Hospital could assert lien for full amount of charges, even if most were written off pursuant to managed healthcare contract.

- Because a patient could have sought recovery of $24,794 from a tortfeasor of a hospital's billed charges incurred for his injuries, the hospital was entitled to assert a lien under O.C.G.A. § 44-14-471(b) for the unpaid portion of those billed charges, even though the patient's managed care insurer was not responsible to pay these charges in full. The court held that Constantine v. MCG Health, Inc., 275 Ga. App. 128, 619 S.E.2d 718 (2005), had been implicitly overruled in part. MCG Health, Inc. v. Kight, 325 Ga. App. 349, 750 S.E.2d 813 (2013), aff'd, 296 Ga. 687, 769 S.E.2d 923 (2015).

Use of chargemaster rates does not result in viable claims for fraud, negligent representation and RICO claims.

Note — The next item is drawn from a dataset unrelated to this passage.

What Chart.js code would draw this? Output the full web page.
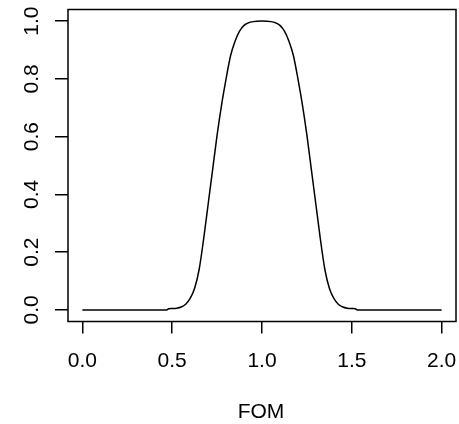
<!DOCTYPE html>
<html>
<head>
<meta charset="utf-8">
<script src="https://cdn.jsdelivr.net/npm/chart.js@4/dist/chart.umd.min.js"></script>
<style>
  html,body{margin:0;padding:0;background:#fff;}
  #wrap{width:459px;height:424px;position:relative;}
</style>
</head>
<body>
<div id="wrap"><canvas id="c" width="459" height="424"></canvas></div>
<script>
// ---------- Daten ----------
const fomValues = [0, 0.47, 0.48, 0.50, 0.525, 0.55, 0.575, 0.60, 0.625, 0.65, 0.675, 0.70, 0.725, 0.75, 0.775, 0.80, 0.825, 0.85, 0.875, 0.90, 0.925, 0.95, 1.00,
  1.05, 1.075, 1.10, 1.125, 1.15, 1.175, 1.20, 1.225, 1.25, 1.275, 1.30, 1.325, 1.35, 1.375, 1.40, 1.425, 1.45, 1.475, 1.50, 1.52, 1.53, 2.0];
const curveValues = [0, 0, 0.004, 0.005, 0.006, 0.01, 0.02, 0.04, 0.075, 0.14, 0.245, 0.365, 0.485, 0.605, 0.71, 0.80, 0.88, 0.93, 0.965, 0.985, 0.994, 0.998, 1.0,
  0.998, 0.994, 0.985, 0.965, 0.93, 0.88, 0.80, 0.71, 0.605, 0.485, 0.365, 0.245, 0.14, 0.075, 0.04, 0.02, 0.01, 0.006, 0.005, 0.004, 0, 0];
const xTicks = [0, 0.5, 1.0, 1.5, 2.0];
const yTicks = [0, 0.2, 0.4, 0.6, 0.8, 1.0];
const xTitle = 'FOM';

const FONT = '21px "Liberation Sans", Arial, sans-serif';

// Rahmen + Beschriftungen wie bei R
const rPlot = {
  id: 'rPlot',
  afterDraw(chart){
    const {ctx, chartArea:a, scales:{x, y}} = chart;
    ctx.save();
    ctx.strokeStyle = '#000'; ctx.lineWidth = 1.5;
    ctx.strokeRect(a.left, a.top, a.right - a.left, a.bottom - a.top);
    ctx.fillStyle = '#000'; ctx.font = FONT;
    ctx.textAlign = 'center'; ctx.textBaseline = 'alphabetic';
    xTicks.forEach(v => ctx.fillText(v.toFixed(1), x.getPixelForValue(v), 366.7));
    ctx.fillText(xTitle, (a.left + a.right) / 2 - 1, 418.3);
    yTicks.forEach(v => {
      ctx.save();
      ctx.translate(38, y.getPixelForValue(v));
      ctx.rotate(-Math.PI / 2);
      ctx.fillText(v.toFixed(1), 0, 0);
      ctx.restore();
    });
    ctx.restore();
  }
};

new Chart(document.getElementById('c'), {
  type: 'scatter',
  data: {
    datasets: [{
      data: fomValues.map((v, i) => ({x: v, y: curveValues[i]})),
      showLine: true, borderColor: '#000', borderWidth: 1.5,
      pointRadius: 0, cubicInterpolationMode: 'monotone', fill: false
    }]
  },
  options: {
    responsive: false, animation: false, devicePixelRatio: 1,
    layout: {padding: {left: 55, right: 3, top: 9.5, bottom: 90.5}},
    plugins: {legend: {display: false}, tooltip: {enabled: false}},
    scales: {
      x: {
        type: 'linear', min: -0.08, max: 2.08,
        afterBuildTicks: s => { s.ticks = xTicks.map(v => ({value: v})); },
        grid: {drawOnChartArea: false, drawTicks: true, tickLength: 12, color: '#000', lineWidth: 1.5},
        border: {display: false},
        ticks: {display: false}
      },
      y: {
        type: 'linear', min: -0.04, max: 1.04,
        afterBuildTicks: s => { s.ticks = yTicks.map(v => ({value: v})); },
        grid: {drawOnChartArea: false, drawTicks: true, tickLength: 13, color: '#000', lineWidth: 1.5},
        border: {display: false},
        ticks: {display: false}
      }
    }
  },
  plugins: [rPlot]
});
</script>
</body>
</html>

- Supreme court overrules Clouthier v. Med. Center of Central Ga., Inc., 351 Ga. App. 883 (2019), and Aguila v. Kennestone Hosp., 353 Ga. App. 17 (2019), to the extent that those cases hold that viable claims for fraud, negligent representation, and violations of the Georgia Racketeer Influenced and Corrupt Organizations Act, O.C.G.A. § 16-14-1 et seq., can be maintained against hospitals that properly file liens based on standard chargemaster rates that reflect true market considerations such as hospital costs. Bowden v. The Medical Center, Inc., Ga. , 845 S.E.2d 555 (2020).

No false representation regarding charges.

- Summary judgment was improperly denied to the medical center on the plaintiffs' fraud and negligent misrepresentation claims because the center's filing of a lien at the center's chargemaster rate in compliance with Georgia's lien statutes did not amount to making a false representation; and there was nothing fraudulent about the center's using its standard chargemaster rates as the amount claimed to be due for the hospital to perfect the hopsital's lien as the plaintiff could contest the reasonableness of the amount. Bowden v. The Medical Center, Inc., Ga. , 845 S.E.2d 555 (2020).

Lien filed by hospital after treating patient.

- In the patient's action against the hospital for fraud, negligent misrepresentation, and violations of the RICO Act, O.C.G.A. § 16-14-1 et seq., arising from a hospital lien that the hospital filed following the hospital's treatment of the patient, the court held that the case was controlled adversely to the hospital by its recent decision in Clouthier v. The Medical Center of Central Ga., 351 Ga. App. 883 (2019) and, therefore, the trial court erred by granting the hospital's motion to dismiss because it did not appear to a legal certainty that the patient would be entitled to no relief under any state of facts that could be proved in support of the patient's claims. The patient alleged that the lien was for the full "chargemaster" rate or "sticker price" which did not represent a reasonable charge for the treatment received. Aguila v. Kennestone Hosp., 353 Ga. App. 17, 836 S.E.2d 179 (2019).

Hospital exercised due diligence.

- The grant of summary judgment to a hospital in the hospital's action to perfect a medical services lien under O.C.G.A. § 44-14-471 against an insurance company was affirmed because in spite of the hospital's undisputed exercise of due diligence, the hospital did not know the identity of the tortfeasor or the insurer until after the hospital had filed the lien, so the hospital was not required to send notice to the insurer to perfect the insurer's lien. Allstate Fire & Casualty Insurance Company v. Kennestone Hospital, Inc., 348 Ga. App. 335, 822 S.E.2d 832 (2019).